**WHAT TO PRODUCE**.
Extract only the first line of the listing and every line after it up to and including the one with "TUNTEITA MUSTA VÄRI". Omit the pictures.

**DATA SHOWN**.
# # #

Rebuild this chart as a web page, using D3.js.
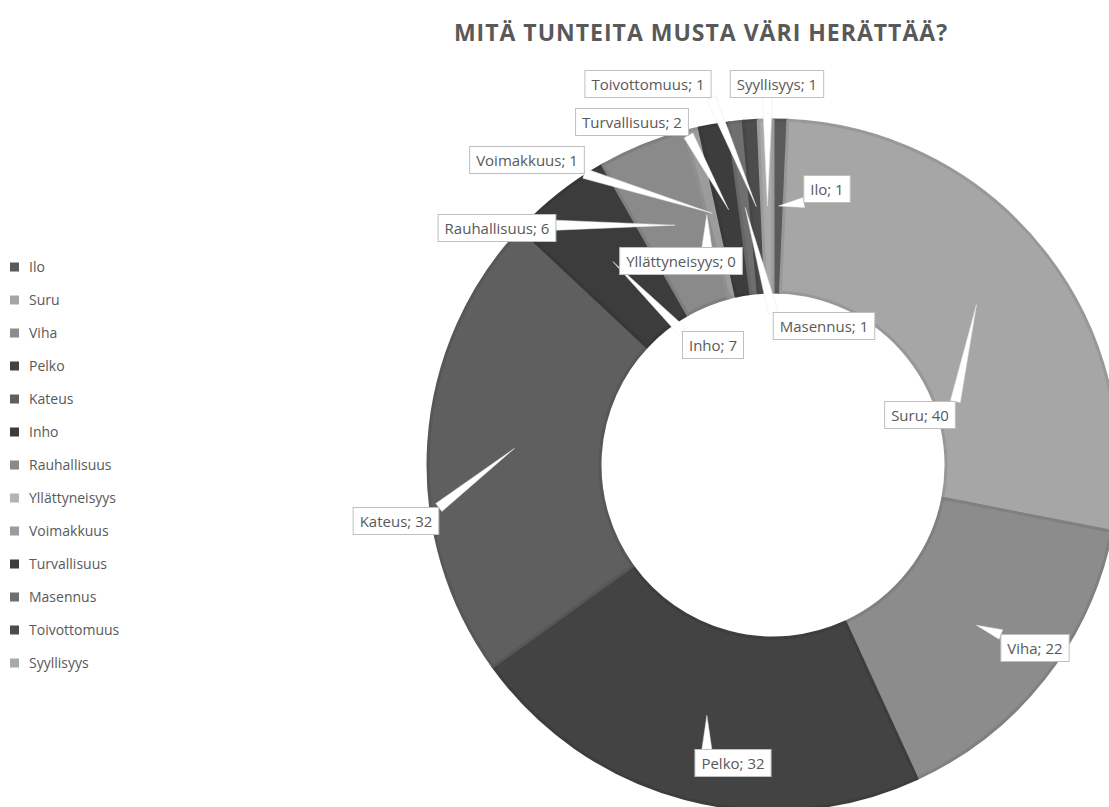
<!DOCTYPE html>
<html>
<head>
<meta charset="utf-8">
<script src="https://cdn.jsdelivr.net/npm/d3@7"></script>
<style>
  body { margin: 0; background: #fff; }
  svg { display: block; }
  text { font-family: "Open Sans", sans-serif; fill: #595959; }
</style>
</head>
<body>
<script>
var categories = ["Ilo", "Suru", "Viha", "Pelko", "Kateus", "Inho", "Rauhallisuus",
                  "Yllättyneisyys", "Voimakkuus", "Turvallisuus", "Masennus", "Toivottomuus", "Syyllisyys"];
var values = [1, 40, 22, 32, 32, 7, 6, 0, 1, 2, 1, 1, 1];
var colors = ["#5a5a5a", "#a6a6a6", "#8c8c8c", "#434343", "#5f5f5f", "#3c3c3c", "#8a8a8a",
              "#b4b4b4", "#9c9c9c", "#3d3d3d", "#6f6f6f", "#4c4c4c", "#a9a9a9"];
var title = "MITÄ TUNTEITA MUSTA VÄRI HERÄTTÄÄ?";

// label box centres (layout only)
var labelPos = {
  "Ilo": [827, 189], "Suru": [920, 415], "Viha": [1035, 648], "Pelko": [733, 763],
  "Kateus": [396, 521], "Inho": [713, 345], "Rauhallisuus": [497, 228],
  "Yllättyneisyys": [681, 261], "Voimakkuus": [527, 160], "Turvallisuus": [632, 122],
  "Masennus": [824, 326], "Toivottomuus": [648, 84], "Syyllisyys": [777, 84]
};

var width = 1109, height = 807;
var cx = 773, cy = 465, outerR = 345, innerR = 173;

var svg = d3.select("body").append("svg").attr("width", width).attr("height", height);

svg.append("text").attr("x", 701).attr("y", 41).attr("text-anchor", "middle")
  .style("font-weight", "bold").style("font-size", "23px").style("letter-spacing", "1px")
  .text(title);

var data = categories.map(function(c, i) { return {name: c, value: values[i], color: colors[i]}; });

var pie = d3.pie().sort(null).value(function(d) { return d.value; });
var arc = d3.arc().innerRadius(innerR).outerRadius(outerR);
var arcs = pie(data);

var g = svg.append("g").attr("transform", "translate(" + cx + "," + cy + ")");

// slices, with a slightly darker rim like the original bevel
g.selectAll("path.slice").data(arcs).enter().append("path")
  .attr("class", "slice")
  .attr("d", arc)
  .attr("fill", function(d) { return d.data.color; })
  .attr("stroke", function(d) { return d3.color(d.data.color).darker(0.25); })
  .attr("stroke-width", 3)
  .attr("stroke-linejoin", "round");

// labels: measure text first
var lab = svg.append("g");
var boxes = arcs.map(function(a) {
  var p = labelPos[a.data.name];
  var t = lab.append("text").attr("x", p[0]).attr("y", p[1] + 5.5)
    .attr("text-anchor", "middle").style("font-size", "15px")
    .text(a.data.name + "; " + a.data.value);
  var w = t.node().getComputedTextLength() + 13, h = 27;
  var c = arc.centroid(a);
  return {a: a, t: t, x: p[0] - w / 2, y: p[1] - h / 2, w: w, h: h, tip: [c[0] + cx, c[1] + cy]};
});

// leader wedges
var leaders = lab.insert("g", ":first-child");
boxes.forEach(function(b) {
  var px = Math.max(b.x, Math.min(b.x + b.w, b.tip[0]));
  var py = Math.max(b.y, Math.min(b.y + b.h, b.tip[1]));
  var dx = b.tip[0] - px, dy = b.tip[1] - py;
  var len = Math.sqrt(dx * dx + dy * dy) || 1;
  var nx = -dy / len * 5, ny = dx / len * 5;
  leaders.append("path")
    .attr("d", "M" + (px + nx) + "," + (py + ny) + "L" + b.tip[0] + "," + b.tip[1] + "L" + (px - nx) + "," + (py - ny) + "Z")
    .attr("fill", "#fff").attr("stroke", "#e6e6e6").attr("stroke-width", 0.5);
});

boxes.forEach(function(b) {
  lab.insert("rect", function() { return b.t.node(); })
    .attr("x", b.x).attr("y", b.y).attr("width", b.w).attr("height", b.h)
    .attr("fill", "#fff").attr("stroke", "#bfbfbf").attr("stroke-width", 1);
});

// legend
var legend = svg.append("g").selectAll("g").data(data).enter().append("g")
  .attr("transform", function(d, i) { return "translate(10," + (267 + i * 33) + ")"; });
legend.append("rect").attr("x", 0).attr("y", -4.5).attr("width", 9).attr("height", 9)
  .attr("fill", function(d) { return d.color; });
legend.append("text").attr("x", 19).attr("y", 5).style("font-size", "14px")
  .text(function(d) { return d.name; });
</script>
</body>
</html>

# # #

**FINAL ANSWER**.
Rebuild this chart as a web page, using D3.js.
<!DOCTYPE html>
<html>
<head>
<meta charset="utf-8">
<script src="https://cdn.jsdelivr.net/npm/d3@7"></script>
<style>
  body { margin: 0; background: #fff; }
  svg { display: block; }
  text { font-family: "Open Sans", sans-serif; fill: #595959; }
</style>
</head>
<body>
<script>
var categories = ["Ilo", "Suru", "Viha", "Pelko", "Kateus", "Inho", "Rauhallisuus",
                  "Yllättyneisyys", "Voimakkuus", "Turvallisuus", "Masennus", "Toivottomuus", "Syyllisyys"];
var values = [1, 40, 22, 32, 32, 7, 6, 0, 1, 2, 1, 1, 1];
var colors = ["#5a5a5a", "#a6a6a6", "#8c8c8c", "#434343", "#5f5f5f", "#3c3c3c", "#8a8a8a",
              "#b4b4b4", "#9c9c9c", "#3d3d3d", "#6f6f6f", "#4c4c4c", "#a9a9a9"];
var title = "MITÄ TUNTEITA MUSTA VÄRI HERÄTTÄÄ?";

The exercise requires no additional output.